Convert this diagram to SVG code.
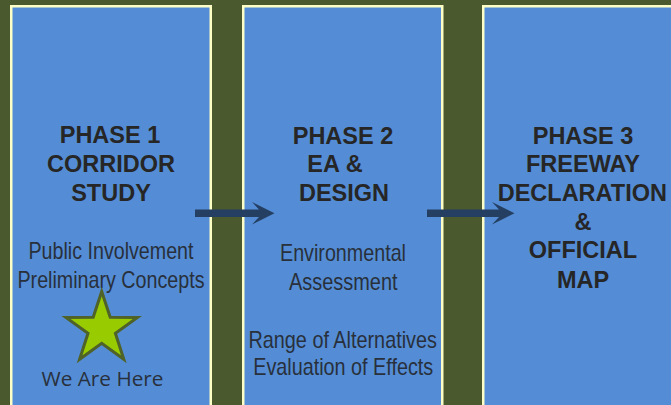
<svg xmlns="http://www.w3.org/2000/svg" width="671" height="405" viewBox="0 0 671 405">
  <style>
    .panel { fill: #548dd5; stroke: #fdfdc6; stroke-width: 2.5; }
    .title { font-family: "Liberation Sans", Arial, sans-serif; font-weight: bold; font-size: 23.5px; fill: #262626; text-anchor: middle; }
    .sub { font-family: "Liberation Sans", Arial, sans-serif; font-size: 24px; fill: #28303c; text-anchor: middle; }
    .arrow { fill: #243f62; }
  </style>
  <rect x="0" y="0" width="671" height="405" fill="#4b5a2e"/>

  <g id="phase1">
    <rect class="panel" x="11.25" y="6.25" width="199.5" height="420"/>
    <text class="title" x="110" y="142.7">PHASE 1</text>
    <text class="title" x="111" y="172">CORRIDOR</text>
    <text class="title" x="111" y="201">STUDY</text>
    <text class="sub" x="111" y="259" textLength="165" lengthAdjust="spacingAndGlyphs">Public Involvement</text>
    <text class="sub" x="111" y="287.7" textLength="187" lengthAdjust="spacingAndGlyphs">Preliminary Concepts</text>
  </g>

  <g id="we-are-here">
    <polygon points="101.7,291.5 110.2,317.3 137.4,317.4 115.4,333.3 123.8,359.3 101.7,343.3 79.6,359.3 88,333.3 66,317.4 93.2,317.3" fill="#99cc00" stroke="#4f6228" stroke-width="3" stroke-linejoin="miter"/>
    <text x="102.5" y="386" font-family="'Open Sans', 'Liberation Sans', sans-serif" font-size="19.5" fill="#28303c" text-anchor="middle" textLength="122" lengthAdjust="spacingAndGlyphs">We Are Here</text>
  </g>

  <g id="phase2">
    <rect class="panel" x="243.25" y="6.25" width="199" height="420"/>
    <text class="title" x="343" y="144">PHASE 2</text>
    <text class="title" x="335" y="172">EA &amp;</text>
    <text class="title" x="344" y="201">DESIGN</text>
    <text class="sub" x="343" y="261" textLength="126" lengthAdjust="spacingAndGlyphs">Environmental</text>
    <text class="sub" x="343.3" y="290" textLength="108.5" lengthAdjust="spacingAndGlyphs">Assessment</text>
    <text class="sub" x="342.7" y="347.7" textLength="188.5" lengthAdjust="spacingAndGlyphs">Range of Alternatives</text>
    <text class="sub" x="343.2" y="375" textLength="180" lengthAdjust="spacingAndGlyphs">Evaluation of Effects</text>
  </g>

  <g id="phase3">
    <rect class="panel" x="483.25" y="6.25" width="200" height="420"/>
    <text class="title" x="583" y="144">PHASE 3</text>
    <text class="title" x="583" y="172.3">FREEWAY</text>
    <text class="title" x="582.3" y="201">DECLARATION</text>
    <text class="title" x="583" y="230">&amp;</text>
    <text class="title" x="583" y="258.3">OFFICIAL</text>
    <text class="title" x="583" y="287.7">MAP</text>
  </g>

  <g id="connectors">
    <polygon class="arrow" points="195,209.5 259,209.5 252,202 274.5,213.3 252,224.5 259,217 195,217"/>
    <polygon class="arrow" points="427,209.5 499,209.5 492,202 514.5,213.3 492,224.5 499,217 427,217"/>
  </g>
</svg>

→ **EXERCISE GOAL**
Transcribe all the lines above exactly, apart from the pictures.

→ **SOLUTION FOR THIS TASK**
Convert this diagram to SVG code.
<svg xmlns="http://www.w3.org/2000/svg" width="671" height="405" viewBox="0 0 671 405">
  <style>
    .panel { fill: #548dd5; stroke: #fdfdc6; stroke-width: 2.5; }
    .title { font-family: "Liberation Sans", Arial, sans-serif; font-weight: bold; font-size: 23.5px; fill: #262626; text-anchor: middle; }
    .sub { font-family: "Liberation Sans", Arial, sans-serif; font-size: 24px; fill: #28303c; text-anchor: middle; }
    .arrow { fill: #243f62; }
  </style>
  <rect x="0" y="0" width="671" height="405" fill="#4b5a2e"/>

  <g id="phase1">
    <rect class="panel" x="11.25" y="6.25" width="199.5" height="420"/>
    <text class="title" x="110" y="142.7">PHASE 1</text>
    <text class="title" x="111" y="172">CORRIDOR</text>
    <text class="title" x="111" y="201">STUDY</text>
    <text class="sub" x="111" y="259" textLength="165" lengthAdjust="spacingAndGlyphs">Public Involvement</text>
    <text class="sub" x="111" y="287.7" textLength="187" lengthAdjust="spacingAndGlyphs">Preliminary Concepts</text>
  </g>

  <g id="we-are-here">
    <polygon points="101.7,291.5 110.2,317.3 137.4,317.4 115.4,333.3 123.8,359.3 101.7,343.3 79.6,359.3 88,333.3 66,317.4 93.2,317.3" fill="#99cc00" stroke="#4f6228" stroke-width="3" stroke-linejoin="miter"/>
    <text x="102.5" y="386" font-family="'Open Sans', 'Liberation Sans', sans-serif" font-size="19.5" fill="#28303c" text-anchor="middle" textLength="122" lengthAdjust="spacingAndGlyphs">We Are Here</text>
  </g>

  <g id="phase2">
    <rect class="panel" x="243.25" y="6.25" width="199" height="420"/>
    <text class="title" x="343" y="144">PHASE 2</text>
    <text class="title" x="335" y="172">EA &amp;</text>
    <text class="title" x="344" y="201">DESIGN</text>
    <text class="sub" x="343" y="261" textLength="126" lengthAdjust="spacingAndGlyphs">Environmental</text>
    <text class="sub" x="343.3" y="290" textLength="108.5" lengthAdjust="spacingAndGlyphs">Assessment</text>
    <text class="sub" x="342.7" y="347.7" textLength="188.5" lengthAdjust="spacingAndGlyphs">Range of Alternatives</text>
    <text class="sub" x="343.2" y="375" textLength="180" lengthAdjust="spacingAndGlyphs">Evaluation of Effects</text>
  </g>

  <g id="phase3">
    <rect class="panel" x="483.25" y="6.25" width="200" height="420"/>
    <text class="title" x="583" y="144">PHASE 3</text>
    <text class="title" x="583" y="172.3">FREEWAY</text>
    <text class="title" x="582.3" y="201">DECLARATION</text>
    <text class="title" x="583" y="230">&amp;</text>
    <text class="title" x="583" y="258.3">OFFICIAL</text>
    <text class="title" x="583" y="287.7">MAP</text>
  </g>

  <g id="connectors">
    <polygon class="arrow" points="195,209.5 259,209.5 252,202 274.5,213.3 252,224.5 259,217 195,217"/>
    <polygon class="arrow" points="427,209.5 499,209.5 492,202 514.5,213.3 492,224.5 499,217 427,217"/>
  </g>
</svg>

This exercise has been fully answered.